26 Ekim 2009 Pazartesi

Today Post::Crooked Timber on Elinor Ostrom

Henry writes:

Lin's work focuses on the empirical analysis of collective goods problems – how it is that people can come up with their own solutions to problems of the commons if they are given enough room to do so. Her landmark book, Governing the Commons, provides an empirical rejoinder to the pessimism of Garret Hardin and others about the tragedy of the commons – it documents how people can and do solve these problems in e.g the management of water resources, forestry, pasturage and fishing rights. She and her colleagues gather large sets of data on the conditions under which people are or are not able to solve these problems, and the kinds of rules that they come up with in order to solve them.

This is, as Kieran suggests, a vote in favor of detailed, working-from-the-ground-up, empirical work, which doesn't rely on sharply contoured theoretical simplifications and flashy statistical techniques so much as the accumulation of good data, which reflects the messiness of the real social institutions from which it is gathered. Quoting from Governing the Commons:

An important challenge facing policy scientists is to develop theories of human organization based on realistic assessment of human capabilities and limitations in dealing with a variety of situations that initially share some or all aspects of a tragedy of the commons. … Theoretical inquiry involves a search for regularities … As a theorist, and at times a modeler, I see these efforts [as being] at the core of a policy science. One can, however, get trapped in one's own intellectual web. When years have been spent in the development of a theory with considerable power and elegance, analysts obviously will want to apply this tool to as many situations as possible. The power of a theory is exactly proportionate to the diversity of situations it can explain. All theories, however, have limits. Models of a theory are limited still further because many parameters must be fixed in a model, rather than allowed to vary. Confusing a model – such as that of a perfectly! competitive market – with the theory of which it is one representation can limit applicability still further. (pp.24-25)

One plausible characterization of her life's work is that it is about demonstrating the empirical weaknesses of a 'cute' economic model (the Tragedy of the Commons) that assumed a role in policy discussions far out of proportion to its actual explanatory power, and replacing it with a set of explanations that are nowhere near as neat, but are far more true to the real world. It is also worth pointing out in passing (as an email correspondent has brought to my attention) that she has received roughly a dozen grants under the NSF program that Senator Tom Coburn wants to abolish. Tom Coburn vs. the Nobel committee as a judge of scholarly quality – you decide.

It is also a vote in favor of supplementing quantitative work with qualitative understanding…

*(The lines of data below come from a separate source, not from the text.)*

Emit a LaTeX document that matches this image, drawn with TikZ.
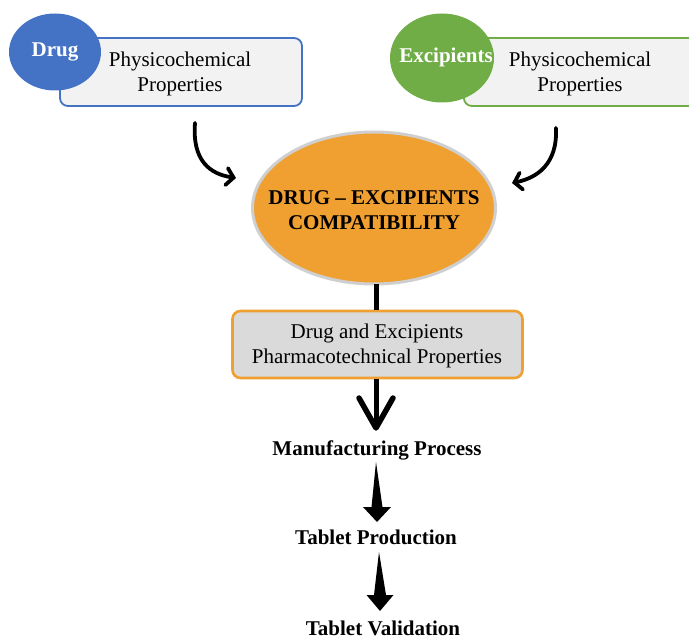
\documentclass[tikz,border=0pt]{standalone}
\usepackage{fontspec}
\setmainfont{Liberation Serif}
\usetikzlibrary{arrows.meta,shapes.geometric,calc}
\definecolor{dblue}{HTML}{4472C4}
\definecolor{egreen}{HTML}{70AD47}
\definecolor{corange}{HTML}{EFA030}
\definecolor{lgray}{HTML}{F2F2F2}
\definecolor{mgray}{HTML}{DADADA}
\definecolor{bgray}{HTML}{CFCFCF}
\begin{document}
\begin{tikzpicture}[x=1pt,y=-1pt,
  txt/.style={font=\fontsize{21}{25.5}\selectfont, align=center, inner sep=0pt},
  btxt/.style={font=\fontsize{21}{25.5}\selectfont\bfseries, align=center, inner sep=0pt},
  propbox/.style={rectangle, rounded corners=8pt, fill=lgray, line width=1.8pt},
  blob/.style={ellipse, inner sep=0pt},
  curvearrow/.style={line width=3.8pt, line cap=round, -{Straight Barb[length=7pt,width=17pt,line cap=round]}},
  taper/.style={fill=black}
]
\useasboundingbox (0,0) rectangle (689,639);

% top left: drug
\node[propbox, draw=dblue, minimum width=242, minimum height=68] (dbox) at (181,72) {};
\node[txt] (dtxt) at (180,74) {Physicochemical\\Properties};
\node[blob, fill=dblue, minimum width=92, minimum height=77] (drug) at (55,52) {};
\node[btxt, text=white] (drugt) at (drug.center) {Drug};

% top right: excipients
\node[propbox, draw=egreen, minimum width=240, minimum height=68, anchor=west] (ebox) at (463,72) {};
\node[txt] (etxt) at (580,74) {Physicochemical\\Properties};
\node[blob, fill=egreen, minimum width=104, minimum height=89] (exc) at (442,58) {};
\node[btxt, text=white] (exct) at (446,57) {Excipients};

% central ellipse
\node[ellipse, fill=corange, draw=bgray, line width=3pt, minimum width=243, minimum height=152, inner sep=0pt] (comp) at (374,208) {};
\node[btxt] (compt) at (374,210) {DRUG -- EXCIPIENTS\\COMPATIBILITY};

% curved arrows
\coordinate (lend) at (236,178);
\coordinate (rend) at (512,183);
\draw[curvearrow] ($(dbox.south)+(14,16)$) .. controls +(-3,38) and +(-26,-4) .. (lend);
\draw[curvearrow] ($(ebox.south)+(-28,21)$) .. controls +(2,36) and +(25,-5) .. (rend);

% pharmacotechnical box
\node[rectangle, rounded corners=8pt, fill=mgray, draw=corange, line width=2.6pt, minimum width=290, minimum height=67] (pharm) at (377.5,344.5) {};
\node[txt] (pharmt) at (377,346) {Drug and Excipients\\Pharmacotechnical Properties};
\coordinate (cs) at (376,284);
\draw[line width=5pt] (cs) -- (cs |- pharm.north);

% manufacturing chain
\node[btxt] (manu) at (377,450) {Manufacturing Process};
\node[btxt] (prod) at (376,537) {Tablet Production};
\node[btxt] (valid) at (383,628) {Tablet Validation};

\coordinate (tip0) at (376,428);
\draw[line width=5pt] (tip0 |- pharm.south) -- ($(tip0)+(0,-6)$);
\draw[line width=5.5pt, line cap=round, line join=round] ($(tip0)+(-17,-30)$) -- (tip0) -- ($(tip0)+(17,-30)$);

\coordinate (top1) at (376,462);
\coordinate (tip1) at (377,522);
\fill[taper] (top1) -- ($(tip1)+(-5.5,-15)$) -- ($(tip1)+(-14,-15)$) -- (tip1) -- ($(tip1)+(14,-15)$) -- ($(tip1)+(5.5,-15)$) -- cycle;

\coordinate (top2) at (379,552);
\coordinate (tip2) at (380,611);
\fill[taper] (top2) -- ($(tip2)+(-6,-16)$) -- ($(tip2)+(-13.5,-16)$) -- (tip2) -- ($(tip2)+(13.5,-16)$) -- ($(tip2)+(6,-16)$) -- cycle;
\end{tikzpicture}
\end{document}
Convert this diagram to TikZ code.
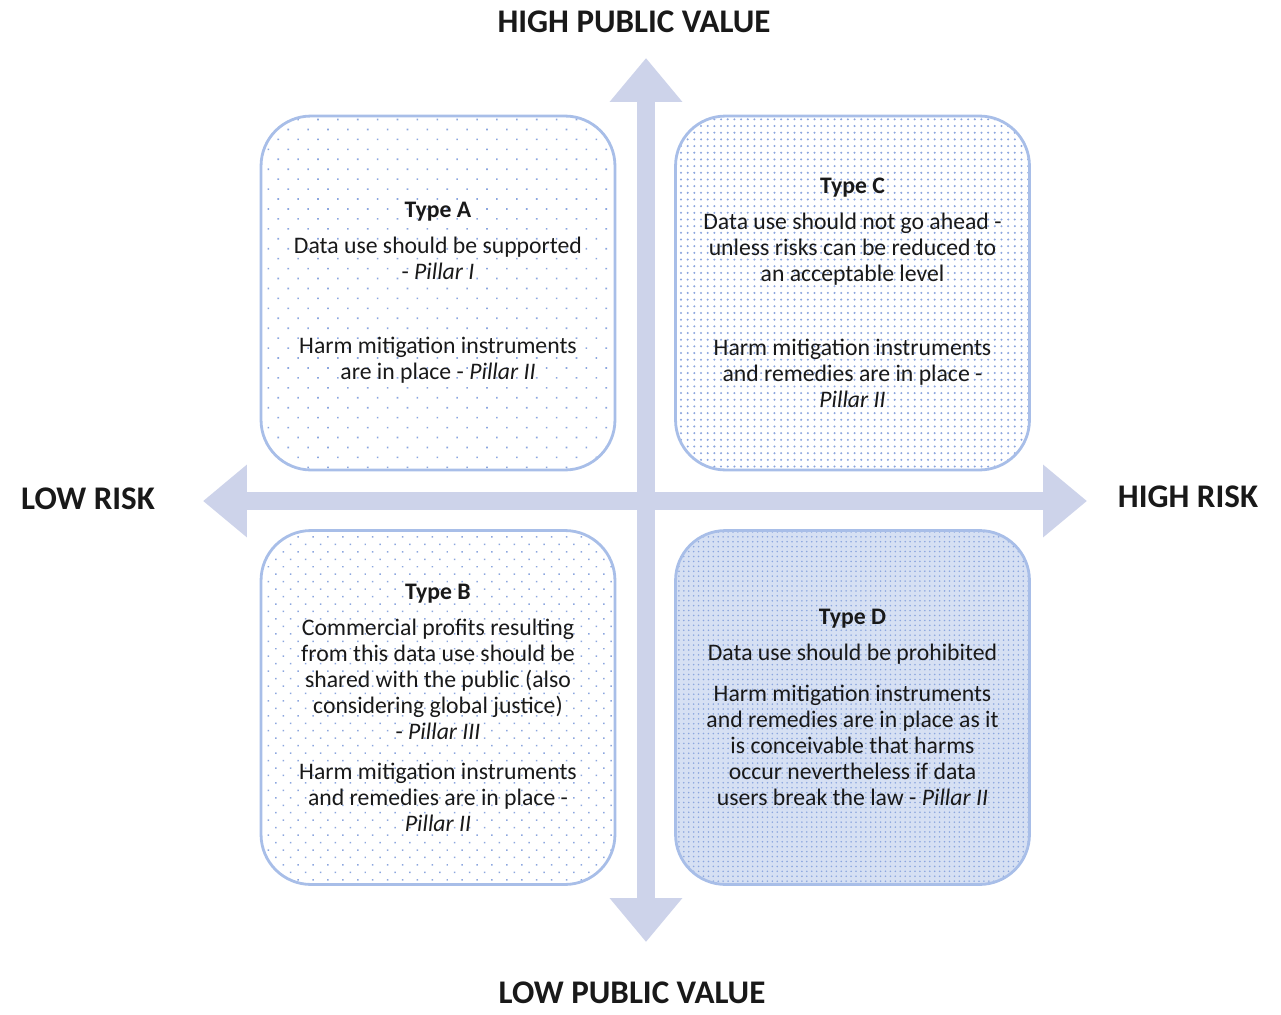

It is important that the Nobel Committee recognizes that there is more than one approach to science in general, and social science in particular. It strikes me that Darwin used “detailed, working-from-the-ground-up, empirical work, which doesn't rely on sharply contoured theoretical simplifications and flashy statistical techniques so much as the accumulation of good data,” and he moved our understanding of how life on earth works. Real scientists tell me that an awful lot of his specific predictions have stood up, as well.